--- START OF INFORMATION SHOWN ---

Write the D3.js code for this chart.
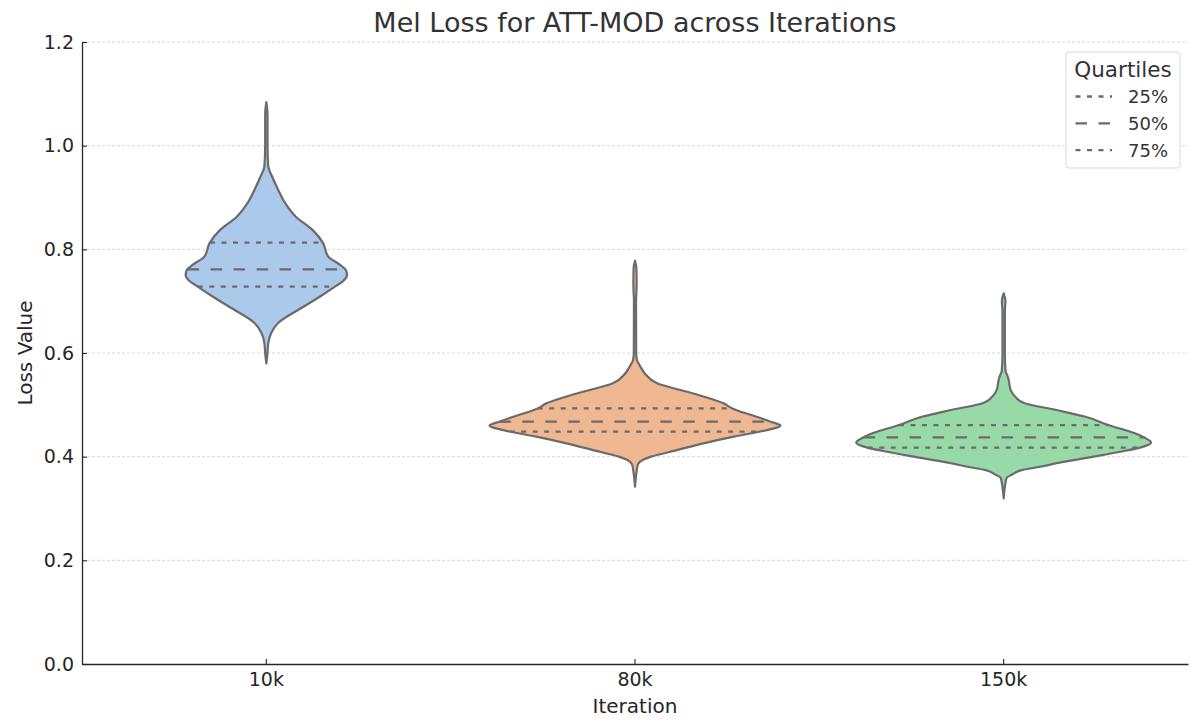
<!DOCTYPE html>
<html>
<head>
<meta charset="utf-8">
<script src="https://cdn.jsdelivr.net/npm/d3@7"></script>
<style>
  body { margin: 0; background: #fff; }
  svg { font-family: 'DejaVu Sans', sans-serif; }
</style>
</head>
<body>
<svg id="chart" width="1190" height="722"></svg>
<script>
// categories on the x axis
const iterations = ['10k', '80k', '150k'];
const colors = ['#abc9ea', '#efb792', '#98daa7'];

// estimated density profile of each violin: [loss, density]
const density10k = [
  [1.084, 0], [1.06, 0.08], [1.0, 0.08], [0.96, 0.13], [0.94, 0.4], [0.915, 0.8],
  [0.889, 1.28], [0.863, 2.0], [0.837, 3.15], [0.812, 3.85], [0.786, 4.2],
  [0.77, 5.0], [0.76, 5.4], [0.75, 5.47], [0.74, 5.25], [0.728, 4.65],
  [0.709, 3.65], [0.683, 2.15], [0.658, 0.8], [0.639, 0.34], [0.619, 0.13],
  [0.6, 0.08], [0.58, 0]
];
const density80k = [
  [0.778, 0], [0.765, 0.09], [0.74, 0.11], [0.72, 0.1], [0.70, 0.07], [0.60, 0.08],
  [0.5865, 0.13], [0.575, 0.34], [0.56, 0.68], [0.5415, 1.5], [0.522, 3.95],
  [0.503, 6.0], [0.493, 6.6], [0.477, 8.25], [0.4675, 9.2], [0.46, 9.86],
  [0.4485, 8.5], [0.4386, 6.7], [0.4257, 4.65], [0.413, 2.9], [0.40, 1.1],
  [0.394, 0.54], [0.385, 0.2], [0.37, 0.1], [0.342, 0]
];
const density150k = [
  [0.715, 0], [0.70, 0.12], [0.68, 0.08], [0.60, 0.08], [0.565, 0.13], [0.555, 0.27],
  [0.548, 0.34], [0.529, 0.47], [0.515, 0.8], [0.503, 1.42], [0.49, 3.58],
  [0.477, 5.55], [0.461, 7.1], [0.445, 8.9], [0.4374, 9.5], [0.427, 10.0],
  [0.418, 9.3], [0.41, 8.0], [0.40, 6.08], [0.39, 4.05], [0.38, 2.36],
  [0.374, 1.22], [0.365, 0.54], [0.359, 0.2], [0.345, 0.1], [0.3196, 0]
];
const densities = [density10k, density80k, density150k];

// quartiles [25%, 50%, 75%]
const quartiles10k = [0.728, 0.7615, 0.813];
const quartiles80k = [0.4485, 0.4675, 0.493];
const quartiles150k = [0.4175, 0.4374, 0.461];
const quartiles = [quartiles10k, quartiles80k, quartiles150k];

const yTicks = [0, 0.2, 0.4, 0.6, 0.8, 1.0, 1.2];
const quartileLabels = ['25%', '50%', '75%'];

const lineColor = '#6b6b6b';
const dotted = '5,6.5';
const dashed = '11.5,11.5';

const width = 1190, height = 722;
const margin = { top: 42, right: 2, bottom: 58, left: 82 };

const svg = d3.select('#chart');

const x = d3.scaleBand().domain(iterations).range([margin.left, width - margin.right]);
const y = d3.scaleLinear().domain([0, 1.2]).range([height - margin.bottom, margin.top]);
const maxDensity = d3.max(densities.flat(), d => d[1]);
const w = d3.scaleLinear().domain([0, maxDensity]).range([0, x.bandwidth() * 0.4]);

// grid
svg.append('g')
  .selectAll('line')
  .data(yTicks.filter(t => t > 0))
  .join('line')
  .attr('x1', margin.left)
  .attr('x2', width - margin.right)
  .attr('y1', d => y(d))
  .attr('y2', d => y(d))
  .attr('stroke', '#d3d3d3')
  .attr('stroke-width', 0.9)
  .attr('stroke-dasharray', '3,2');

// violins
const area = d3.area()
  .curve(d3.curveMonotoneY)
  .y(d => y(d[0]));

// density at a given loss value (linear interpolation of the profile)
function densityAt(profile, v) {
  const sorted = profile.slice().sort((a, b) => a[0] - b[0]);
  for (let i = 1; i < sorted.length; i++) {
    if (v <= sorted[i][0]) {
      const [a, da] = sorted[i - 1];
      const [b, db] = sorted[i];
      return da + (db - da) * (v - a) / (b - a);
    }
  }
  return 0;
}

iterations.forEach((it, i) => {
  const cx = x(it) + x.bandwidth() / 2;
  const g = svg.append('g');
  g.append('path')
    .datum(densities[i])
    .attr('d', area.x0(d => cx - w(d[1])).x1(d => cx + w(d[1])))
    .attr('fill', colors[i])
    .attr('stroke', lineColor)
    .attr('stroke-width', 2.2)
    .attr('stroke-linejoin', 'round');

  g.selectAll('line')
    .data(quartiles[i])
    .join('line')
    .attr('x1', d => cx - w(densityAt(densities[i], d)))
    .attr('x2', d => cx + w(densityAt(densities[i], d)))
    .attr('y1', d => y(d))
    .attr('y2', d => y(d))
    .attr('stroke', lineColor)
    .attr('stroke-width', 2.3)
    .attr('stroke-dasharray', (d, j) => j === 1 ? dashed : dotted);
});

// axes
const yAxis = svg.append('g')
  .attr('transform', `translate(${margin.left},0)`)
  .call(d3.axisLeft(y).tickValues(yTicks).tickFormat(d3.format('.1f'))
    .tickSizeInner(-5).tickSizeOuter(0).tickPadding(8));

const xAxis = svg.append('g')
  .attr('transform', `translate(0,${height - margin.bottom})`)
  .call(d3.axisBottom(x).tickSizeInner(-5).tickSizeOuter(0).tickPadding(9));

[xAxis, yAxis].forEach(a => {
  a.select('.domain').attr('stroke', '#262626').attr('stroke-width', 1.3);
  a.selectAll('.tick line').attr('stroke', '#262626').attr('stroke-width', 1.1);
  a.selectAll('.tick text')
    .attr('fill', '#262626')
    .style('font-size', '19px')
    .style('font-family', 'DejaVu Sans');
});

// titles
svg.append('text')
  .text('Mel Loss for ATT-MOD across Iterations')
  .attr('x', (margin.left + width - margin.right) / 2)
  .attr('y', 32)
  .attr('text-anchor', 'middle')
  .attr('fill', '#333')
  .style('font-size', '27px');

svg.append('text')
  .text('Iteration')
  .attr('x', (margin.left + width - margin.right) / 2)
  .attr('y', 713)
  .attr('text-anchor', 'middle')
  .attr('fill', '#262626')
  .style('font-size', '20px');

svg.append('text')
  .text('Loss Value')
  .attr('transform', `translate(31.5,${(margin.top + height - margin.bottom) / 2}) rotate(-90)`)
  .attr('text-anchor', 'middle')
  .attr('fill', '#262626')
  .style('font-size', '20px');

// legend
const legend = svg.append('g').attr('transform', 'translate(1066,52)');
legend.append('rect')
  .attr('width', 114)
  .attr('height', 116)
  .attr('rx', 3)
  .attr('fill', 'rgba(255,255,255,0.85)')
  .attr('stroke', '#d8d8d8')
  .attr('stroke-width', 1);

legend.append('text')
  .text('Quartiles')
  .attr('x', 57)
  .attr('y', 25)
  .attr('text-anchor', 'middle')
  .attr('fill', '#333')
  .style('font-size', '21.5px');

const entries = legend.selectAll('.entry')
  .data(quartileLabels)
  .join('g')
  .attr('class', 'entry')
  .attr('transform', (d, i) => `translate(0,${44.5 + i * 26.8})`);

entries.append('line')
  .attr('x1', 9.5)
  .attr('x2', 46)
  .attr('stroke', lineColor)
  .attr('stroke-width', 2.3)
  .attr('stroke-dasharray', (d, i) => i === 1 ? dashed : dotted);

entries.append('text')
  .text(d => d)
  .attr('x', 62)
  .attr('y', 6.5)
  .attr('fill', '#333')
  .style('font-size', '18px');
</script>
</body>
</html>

--- END OF INFORMATION SHOWN ---

▸ **AIM OF THE EXERCISE**: Pictures excluded, repeat exactly the lines from the top of the material through the line with "const colors = ['#abc9ea', '#efb792', '#98daa7'];", including both of those lines.

▸ **PROBLEM SOLUTION**:
Write the D3.js code for this chart.
<!DOCTYPE html>
<html>
<head>
<meta charset="utf-8">
<script src="https://cdn.jsdelivr.net/npm/d3@7"></script>
<style>
  body { margin: 0; background: #fff; }
  svg { font-family: 'DejaVu Sans', sans-serif; }
</style>
</head>
<body>
<svg id="chart" width="1190" height="722"></svg>
<script>
// categories on the x axis
const iterations = ['10k', '80k', '150k'];
const colors = ['#abc9ea', '#efb792', '#98daa7'];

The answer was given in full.